While designers are flocking to embrace all that is good about responsive web design, many have forgotten that at its core the web has always been responsive and it’s us that stopped it always being so.

It was the announcement from Mark Boulton Design recently that they’d won the dream project working for CERN and that would include updating some of the pages that are from the beginning of internet time – created by Tim Berners Lee himself that got me thinking about the very basic building blocks again.

As a designer, I’ve recently spent a lot of time being blasted from all angles on Twitter and blogs etc with statements, snippets, tricks, tips and conference blurb about one web, making things responsive, adaptive, RESS development and so on. It’s all good stuff but it’s bloody confusing trying to make sense of it all sometimes because quite simply – the rule book is being written as we go along and technology and technique improve with every build.

So yes, it’s confusing and easy to drown in a sea of information right now but I’ve recently found that the more Jeremy Keith speaks about “one web” and the underlying principles the more it resonates and I chill out a little about some of the finer points of the rule book and worry a little less because what might be the spot on CSS technique as I write this might be painfully unsuitable for my very next project in a few weeks time. It’s the very basic core structure of a website that no matter what happens next is going to be the tool you work with most.

Your site is already 100% responsive on any device!

Yep, you know that HTML, the thing pages have been made of since the dawn of internet time? It’s as device agnostic as you can get.

I posted this recently on Twitter:

#Protip Make your website fit in with the latest trend of “being responsive” by simply removing your stylesheet.*

Yes it was tongue in cheek but I also meant it.

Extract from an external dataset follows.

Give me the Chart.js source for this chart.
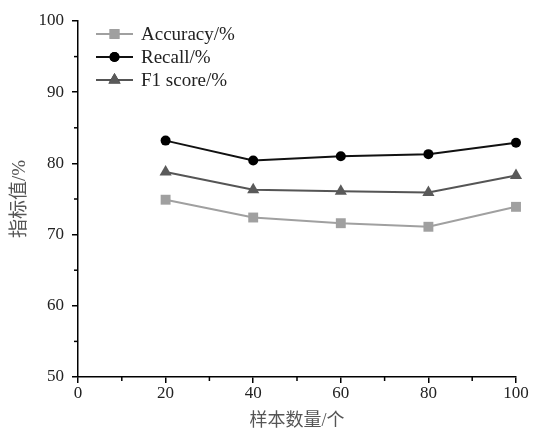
<!DOCTYPE html>
<html>
<head>
<meta charset="utf-8">
<script src="https://cdn.jsdelivr.net/npm/chart.js@4"></script>
<style>
  html, body { margin: 0; padding: 0; background: #fff; }
  #wrap { width: 535px; height: 435px; }
</style>
</head>
<body>
<div id="wrap"><canvas id="chart"></canvas></div>
<script>
const sampleSizes = [20, 40, 60, 80, 100];
const accuracy = [74.9, 72.4, 71.6, 71.1, 73.9];
const recall = [83.2, 80.4, 81.0, 81.3, 82.9];
const f1Score = [78.8, 76.3, 76.1, 75.9, 78.3];
const xMinorTicks = [10, 30, 50, 70, 90];
const yMinorTicks = [55, 65, 75, 85, 95];

const serif = '"Liberation Serif", "Times New Roman", "Noto Sans CJK SC", serif';

function toPoints(vals) {
    return sampleSizes.map((x, i) => ({ x: x, y: vals[i] }));
}

// minor ticks + legend inside the plot
const extras = {
    id: 'extras',
    afterDraw(chart) {
        const ctx = chart.ctx;
        const xs = chart.scales.x, ys = chart.scales.y;
        ctx.save();
        ctx.strokeStyle = '#000';
        ctx.lineWidth = 1.5;
        xMinorTicks.forEach(v => {
            const px = xs.getPixelForValue(v);
            ctx.beginPath();
            ctx.moveTo(px, ys.bottom);
            ctx.lineTo(px, ys.bottom + 4);
            ctx.stroke();
        });
        yMinorTicks.forEach(v => {
            const py = ys.getPixelForValue(v);
            ctx.beginPath();
            ctx.moveTo(xs.left, py);
            ctx.lineTo(xs.left - 4, py);
            ctx.stroke();
        });

        const x0 = chart.chartArea.left + 18;
        let y = chart.chartArea.top + 13;
        chart.data.datasets.forEach((ds, i) => {
            ctx.strokeStyle = ds.borderColor;
            ctx.lineWidth = ds.borderWidth;
            ctx.beginPath();
            ctx.moveTo(x0, y);
            ctx.lineTo(x0 + 37, y);
            ctx.stroke();
            Chart.helpers.drawPoint(ctx, {
                pointStyle: ds.pointStyle,
                radius: ds.pointRadius,
                borderWidth: 0
            }, x0 + 18.5, y);
            ctx.fillStyle = ds.pointBackgroundColor;
            ctx.fill();
            ctx.fillStyle = '#222';
            ctx.font = '19px ' + serif;
            ctx.textBaseline = 'middle';
            ctx.fillText(ds.label, x0 + 45, y + 1);
            y += 23;
        });
        ctx.restore();
    }
};

new Chart(document.getElementById('chart').getContext('2d'), {
    type: 'line',
    data: {
        datasets: [
            {
                label: 'Accuracy/%',
                data: toPoints(accuracy),
                borderColor: '#a0a0a0',
                backgroundColor: '#a0a0a0',
                pointBackgroundColor: '#a0a0a0',
                pointBorderWidth: 0,
                borderWidth: 2,
                pointStyle: 'rect',
                pointRadius: 7,
                clip: false
            },
            {
                label: 'Recall/%',
                data: toPoints(recall),
                borderColor: '#111',
                backgroundColor: '#000',
                pointBackgroundColor: '#000',
                pointBorderWidth: 0,
                borderWidth: 2,
                pointStyle: 'circle',
                pointRadius: 5,
                clip: false
            },
            {
                label: 'F1 score/%',
                data: toPoints(f1Score),
                borderColor: '#555',
                backgroundColor: '#5a5a5a',
                pointBackgroundColor: '#5a5a5a',
                pointBorderWidth: 0,
                borderWidth: 2,
                pointStyle: 'triangle',
                pointRadius: 7,
                clip: false
            }
        ]
    },
    options: {
        responsive: true,
        maintainAspectRatio: false,
        animation: false,
        layout: { padding: { top: 21, right: 19, left: 0, bottom: 0 } },
        scales: {
            x: {
                type: 'linear',
                min: 0,
                max: 100,
                afterFit: s => { s.height = 58; },
                ticks: { stepSize: 20, padding: 0, color: '#222', font: { family: serif, size: 17 } },
                grid: { drawOnChartArea: false, drawTicks: true, tickLength: 6, color: '#000', lineWidth: 1.5 },
                border: { color: '#000', width: 1.5 },
                title: { display: true, text: '样本数量/个', color: '#555', padding: { top: 0, bottom: 3 }, font: { family: serif, size: 18 } }
            },
            y: {
                min: 50,
                max: 100,
                afterFit: s => { s.width = 78; },
                ticks: { stepSize: 10, padding: 8, color: '#222', font: { family: serif, size: 17 } },
                grid: { drawOnChartArea: false, drawTicks: true, tickLength: 6, color: '#000', lineWidth: 1.5 },
                border: { color: '#000', width: 1.5 },
                title: { display: true, text: '指标值/%', color: '#555', padding: { top: 9, bottom: 0 }, font: { family: serif, size: 19 } }
            }
        },
        plugins: {
            legend: { display: false },
            tooltip: { enabled: false }
        }
    },
    plugins: [extras]
});
</script>
</body>
</html>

Try it on your site (use the web developer tools add-on to disable stylesheets – Chrome/Firefox), play around with it – get right back to basics and make sure your HTML makes sense because once it REALLY makes sense and is structured well you can practically do anything with it.

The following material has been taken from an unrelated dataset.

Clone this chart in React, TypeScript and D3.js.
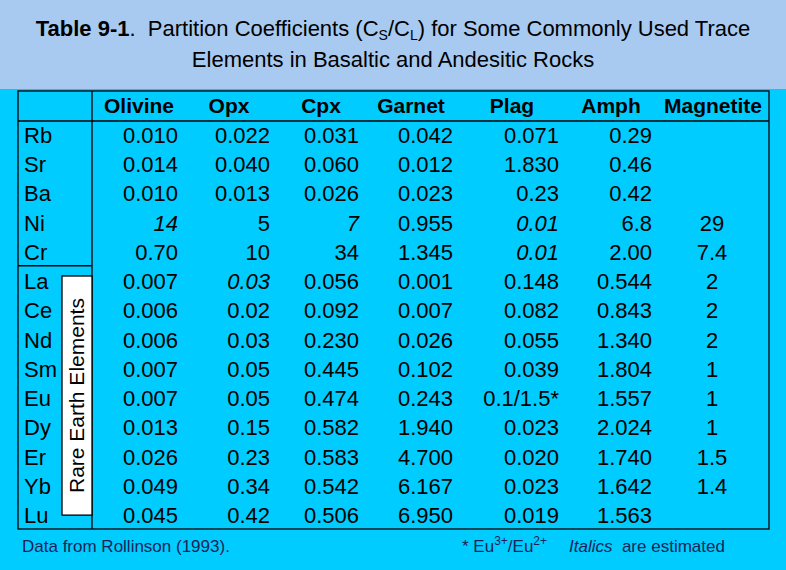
import React from "react";
import * as d3 from "d3";

// ---- data ----
const elements = ["Rb", "Sr", "Ba", "Ni", "Cr", "La", "Ce", "Nd", "Sm", "Eu", "Dy", "Er", "Yb", "Lu"];
const minerals = ["Olivine", "Opx", "Cpx", "Garnet", "Plag", "Amph", "Magnetite"];
const olivine = ["0.010", "0.014", "0.010", "14", "0.70", "0.007", "0.006", "0.006", "0.007", "0.007", "0.013", "0.026", "0.049", "0.045"];
const opx = ["0.022", "0.040", "0.013", "5", "10", "0.03", "0.02", "0.03", "0.05", "0.05", "0.15", "0.23", "0.34", "0.42"];
const cpx = ["0.031", "0.060", "0.026", "7", "34", "0.056", "0.092", "0.230", "0.445", "0.474", "0.582", "0.583", "0.542", "0.506"];
const garnet = ["0.042", "0.012", "0.023", "0.955", "1.345", "0.001", "0.007", "0.026", "0.102", "0.243", "1.940", "4.700", "6.167", "6.950"];
const plag = ["0.071", "1.830", "0.23", "0.01", "0.01", "0.148", "0.082", "0.055", "0.039", "0.1/1.5*", "0.023", "0.020", "0.023", "0.019"];
const amph = ["0.29", "0.46", "0.42", "6.8", "2.00", "0.544", "0.843", "1.340", "1.804", "1.557", "2.024", "1.740", "1.642", "1.563"];
const magnetite = ["", "", "", "29", "7.4", "2", "2", "2", "1", "1", "1", "1.5", "1.4", ""];
const estimated: [string, string][] = [["Ni", "Olivine"], ["Ni", "Cpx"], ["Ni", "Plag"], ["Cr", "Plag"], ["La", "Opx"]];
const reeElements = ["La", "Ce", "Nd", "Sm", "Eu", "Dy", "Er", "Yb", "Lu"];

const columns = [olivine, opx, cpx, garnet, plag, amph, magnetite];

// ---- layout ----
const W = 786, H = 570;
const FONT = "Arial, 'Liberation Sans', Helvetica, sans-serif";
const BAND = "#A8CAF0";
const CYAN = "#00CCFF";
const FOOT = "#1a2456";
const FS = 22;
const tableLeft = 18, tableRight = 769, tableTop = 91, tableBottom = 529;
const headerLine = 121, firstColRight = 92;
const valueAnchors = [178, 270, 359, 453, 559, 652, 712];
const headerCenters = [139, 229, 321, 411, 512, 611, 713];

export default function App() {
  const y = d3.scalePoint<string>().domain(elements).range([143, 523]);
  const xVal = d3.scaleOrdinal<string, number>().domain(minerals).range(valueAnchors);
  const xHead = d3.scaleOrdinal<string, number>().domain(minerals).range(headerCenters);
  const step = y.step();
  const reeTop = (y(reeElements[0]) as number) - step * 0.45;
  const reeBottom = (y(reeElements[reeElements.length - 1]) as number) - step * 0.27;
  const sepY = (y("Cr") as number) + step * 0.2;
  const isItalic = (el: string, m: string) => estimated.some(([a, b]) => a === el && b === m);

  return (
    <svg width={W} height={H} style={{ position: "absolute", left: 0, top: 0, fontFamily: FONT }}>
      <rect x={0} y={0} width={W} height={H} fill={CYAN} />
      <rect x={0} y={0} width={W} height={89} fill={BAND} />
      {/* title */}
      <text x={393} y={36} textAnchor="middle" fontSize={FS} fill="#000" xmlSpace="preserve">
        <tspan fontWeight="bold">Table 9-1</tspan>
        <tspan>{".  Partition Coefficients (C"}</tspan>
        <tspan fontSize={14} dy={4}>S</tspan>
        <tspan dy={-4}>/C</tspan>
        <tspan fontSize={14} dy={4}>L</tspan>
        <tspan dy={-4}>) for Some Commonly Used Trace</tspan>
      </text>
      <text x={393} y={67} textAnchor="middle" fontSize={FS} fill="#000">
        Elements in Basaltic and Andesitic Rocks
      </text>

      {/* table frame */}
      <g stroke="#000" strokeWidth={1.3} fill="none">
        <rect x={tableLeft} y={tableTop} width={tableRight - tableLeft} height={tableBottom - tableTop} />
        <line x1={tableLeft} x2={tableRight} y1={headerLine} y2={headerLine} />
        <line x1={firstColRight} x2={firstColRight} y1={tableTop} y2={tableBottom} />
        <line x1={tableLeft} x2={firstColRight} y1={sepY} y2={sepY} />
        <rect x={62} y={reeTop} width={firstColRight - 62} height={reeBottom - reeTop} fill="#fff" />
      </g>
      <text
        transform={`translate(84,${(reeTop + reeBottom) / 2}) rotate(-90)`}
        textAnchor="middle"
        fontSize={21}
        fill="#000"
      >
        Rare Earth Elements
      </text>

      {/* headers */}
      {minerals.map((m) => (
        <text key={m} x={xHead(m)} y={113} textAnchor="middle" fontSize={21} fontWeight="bold" fill="#000">
          {m}
        </text>
      ))}

      {/* row labels */}
      {elements.map((el) => (
        <text key={el} x={24} y={y(el)} fontSize={FS} fill="#000">
          {el}
        </text>
      ))}

      {/* values */}
      {minerals.map((m, ci) =>
        elements.map((el, ri) => (
          <text
            key={m + el}
            x={xVal(m)}
            y={y(el)}
            textAnchor={m === "Magnetite" ? "middle" : "end"}
            fontSize={FS}
            fontStyle={isItalic(el, m) ? "italic" : "normal"}
            fill="#000"
          >
            {columns[ci][ri]}
          </text>
        ))
      )}

      {/* footer */}
      <text x={22} y={552} fontSize={17} fill={FOOT}>
        Data from Rollinson (1993).
      </text>
      <text x={462} y={552} fontSize={17} fill={FOOT} xmlSpace="preserve">
        <tspan>* Eu</tspan>
        <tspan fontSize={12} dy={-7}>3+</tspan>
        <tspan dy={7}>/Eu</tspan>
        <tspan fontSize={12} dy={-7}>2+</tspan>
      </text>
      <text x={569} y={552} fontSize={17} fill={FOOT} xmlSpace="preserve">
        <tspan fontStyle="italic">Italics</tspan>
        <tspan>{"  are estimated"}</tspan>
      </text>
    </svg>
  );
}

* You might want a very small CSS “max-width:100%” tweak to give your images some flexibility but apart from that, you’re good.

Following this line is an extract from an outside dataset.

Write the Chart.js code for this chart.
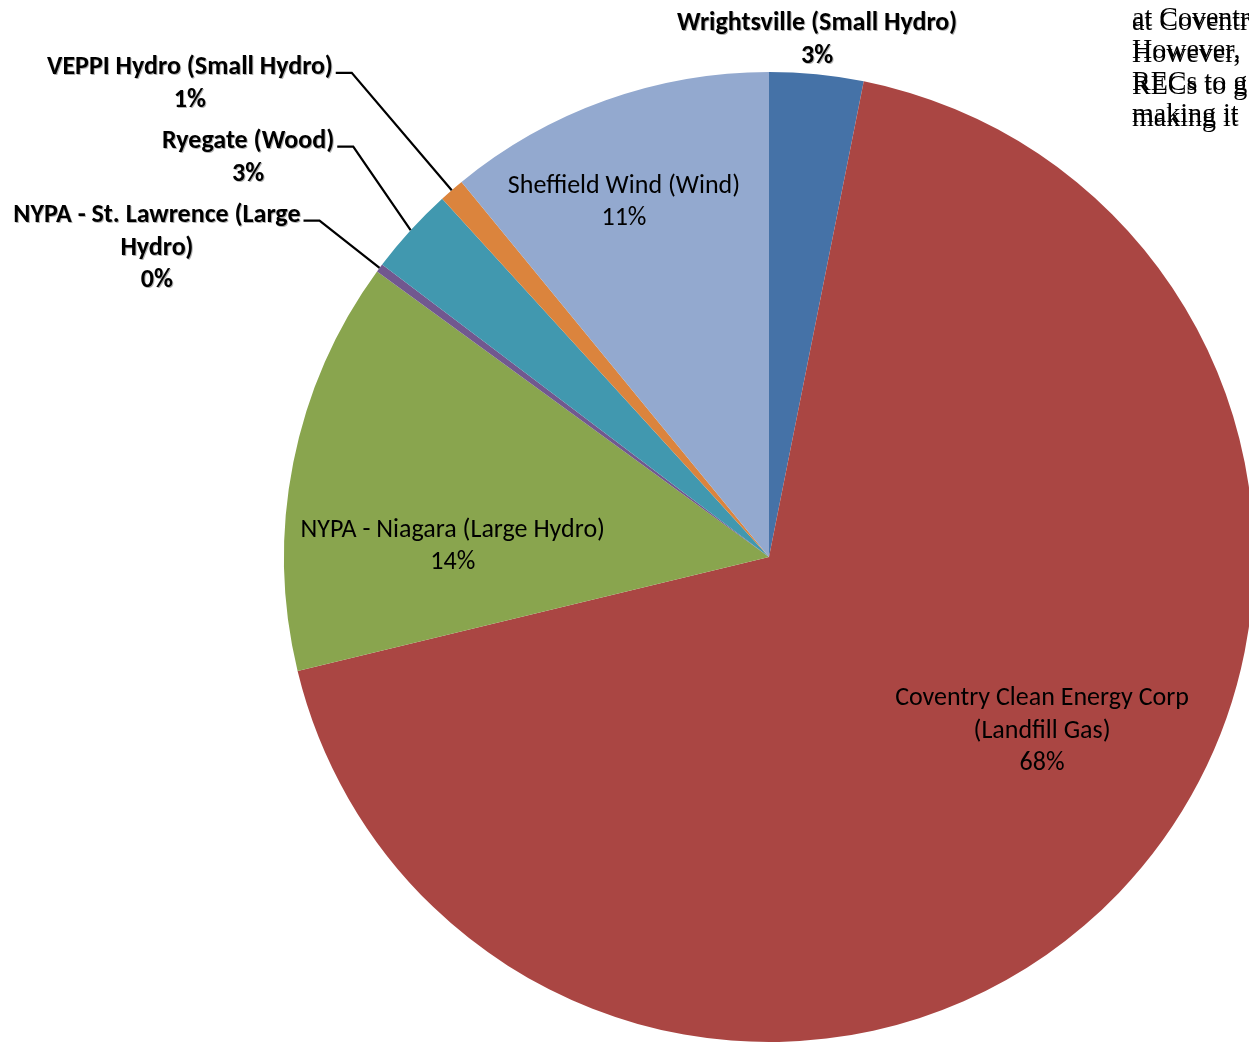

That layer of visual beauty we’ve added over the years is the simply the separation of design from content (as it should be) and it introduced fixed widths, inflexible images by adding widths and heights but it’s not a big deal. The truly responsive web has always been there and it’s just waiting for us to rediscover it but first we might need to give our HTML a bit of love and attention to make a strong foundation to rebuild on top of.

So many devices – they’ll all run HTML though

I thought it was tricky testing websites in a few versions of IE, Firefox, Chrome etc but now if you really want to push the boat out you’re going to have get a big TV with a web browser, a million different phones and tablets and god only knows what else.

That’s probably not practical but at least if you’ve gone back and revisited the core HTML of a site, you stand a better chance of things making sense to all these devices.

Falling back in love with the basics

Forgive the rambling nature of this post and the stating of the obvious, I just wanted to vocalise that I’ve got back into groove regarding the fundamentals and I’m re-learning and re-working code to build a better base for sites because it’s the only way not to feel like I’m drowning in a sea of information and best practice from a rule book that’s probably changed in the two days it’s taken for me to write this post.

What about you?

How are you getting on with digesting and staying up to date with the immense amount of information and practice of responsive web design?